Coenzyme-Q10, or CoQ10, is an oil-soluble vitamin-like substance that helps in aerobic cellular respiration, generating energy in the form of ATP (Adenosine triphosphate). And most of our energy is generated this way. Organs with the highest energy requirements, such as the heart and liver, have the highest CoQ10 concentrations.
Because it also acts as an antioxidant it is often taken as a dietary supplement.
Elderly and sick people may not be able to synthesize Q-10 as they could when younger and in good health, so supplementation may be needed later in life or in illness. Physicians also prescribe it as treatment for some of the very rare and serious mitochondrial or other metabolic disorders.

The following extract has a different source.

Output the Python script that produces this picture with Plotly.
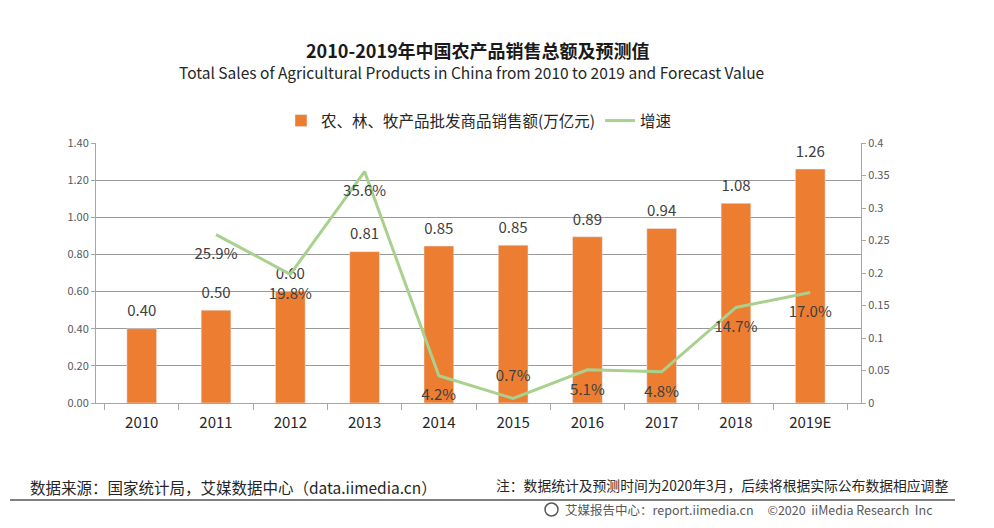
import plotly.graph_objects as go

# 数据
years = ["2010", "2011", "2012", "2013", "2014", "2015", "2016", "2017", "2018", "2019E"]
sales = [0.40, 0.50, 0.60, 0.815, 0.845, 0.85, 0.895, 0.94, 1.075, 1.26]
sales_labels = ["0.40", "0.50", "0.60", "0.81", "0.85", "0.85", "0.89", "0.94", "1.08", "1.26"]
growth_years = years[1:]
growth = [0.259, 0.198, 0.356, 0.042, 0.007, 0.051, 0.048, 0.147, 0.170]
growth_labels = ["25.9%", "19.8%", "35.6%", "4.2%", "0.7%", "5.1%", "4.8%", "14.7%", "17.0%"]
growth_pos = ["bottom center"] * 4 + ["top center"] + ["bottom center"] * 4

FONT = "Noto Sans CJK SC"

# 页面有 8px 的 body 边距, 所以坐标都减 8
OFF = 8
W, H = 994 - OFF, 528 - OFF
L, R, T, B = 96 - OFF, 861 - OFF, 143 - OFF, 403 - OFF


def py(y):
    return (B - (y - OFF)) / (B - T)


def px(x):
    return ((x - OFF) - L) / (R - L)


fig = go.Figure()

fig.add_trace(go.Bar(
    x=years, y=sales, name="农、林、牧产品批发商品销售额(万亿元)",
    marker=dict(color="#ed7d31"),
))

# 柱子上的数值标签
fig.add_trace(go.Scatter(
    x=years, y=sales, mode="markers+text", showlegend=False, hoverinfo="skip",
    marker=dict(size=12, color="rgba(0,0,0,0)"),
    text=sales_labels, textposition="top center", cliponaxis=False,
    textfont=dict(size=15, color="#404040", family=FONT),
))

fig.add_trace(go.Scatter(
    x=growth_years, y=growth, name="增速", yaxis="y2",
    mode="lines+markers+text", line=dict(color="#a9d18e", width=3),
    marker=dict(size=20, color="rgba(0,0,0,0)"),
    text=growth_labels, textposition=growth_pos, cliponaxis=False,
    textfont=dict(size=15, color="#404040", family=FONT),
))

annotations = [
    dict(text="<b>2010-2019年中国农产品销售总额及预测值</b>", x=px(478), y=py(50),
         font=dict(size=18, color="#1a1a1a")),
    dict(text="Total Sales of Agricultural Products in China from 2010 to 2019 and Forecast Value",
         x=px(471), y=py(72), font=dict(size=15.5, color="#262626")),
    dict(text="数据来源：国家统计局，艾媒数据中心（data.iimedia.cn）", x=px(28), y=py(487),
         xanchor="left", font=dict(size=15.5, color="#262626")),
    dict(text="注：数据统计及预测时间为2020年3月，后续将根据实际公布数据相应调整", x=px(950), y=py(485),
         xanchor="right", font=dict(size=13.8, color="#262626")),
    dict(text="艾媒报告中心：report.iimedia.cn     ©2020  iiMedia Research  Inc", x=px(935), y=py(510),
         xanchor="right", font=dict(size=12.5, color="#595959")),
]
for a in annotations:
    a.setdefault("xanchor", "center")
    a.update(xref="paper", yref="paper", showarrow=False, yanchor="middle")
    a["font"].setdefault("family", FONT)

shapes = [
    dict(type="line", xref="paper", yref="paper", x0=px(10), x1=px(955), y0=py(500), y1=py(500),
         line=dict(color="#808080", width=2)),
    dict(type="circle", xref="paper", yref="paper", x0=px(545), x1=px(558), y0=py(503), y1=py(516),
         line=dict(color="#595959", width=1.5)),
]

fig.update_layout(
    width=W, height=H,
    margin=dict(l=L, r=W - R, t=T, b=H - B),
    paper_bgcolor="white", plot_bgcolor="white",
    font=dict(family=FONT, color="#404040"),
    bargap=0.6,
    showlegend=True,
    legend=dict(orientation="h", x=0.5, xanchor="center", y=py(121), yanchor="middle",
                font=dict(size=15.5, color="#262626"), itemwidth=30),
    xaxis=dict(type="category", tickson="boundaries", ticks="outside", ticklen=6,
               tickcolor="#a6a6a6", showline=True, linecolor="#a6a6a6", linewidth=1,
               tickfont=dict(size=15, color="#262626"), ticklabelstandoff=6, showgrid=False),
    yaxis=dict(range=[0, 1.4], dtick=0.2, tickformat=".2f", showline=True, linecolor="#a6a6a6",
               ticks="outside", ticklen=4, tickcolor="#a6a6a6", gridcolor="#999999",
               tickfont=dict(size=11, color="#595959"), zeroline=False),
    yaxis2=dict(range=[0, 0.4], dtick=0.05, overlaying="y", side="right", showgrid=False,
                showline=True, linecolor="#a6a6a6", ticks="outside", ticklen=4, tickcolor="#a6a6a6",
                tickfont=dict(size=11, color="#595959"), zeroline=False),
    annotations=annotations,
    shapes=shapes,
)

fig.write_html("out.html")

People taking statin drugs may want to discuss with their doctor supplementing CoQ10. While blocking cholesterol production in the liver, statins also block production of CoQ10. A Columbia University study found that CoQ10 levels were reduced by half after only 30 days of statin treatments.
Even brief exposure to a statin drug causes a marked decrease in blood CoQ10 concentration. Widespread inhibition of CoQ10 synthesis could explain the most commonly reported adverse effects of statins, especially exercise intolerance, myalgia, and myoglobinuria.
Reference: The American Medical Association, Archives of Neurology.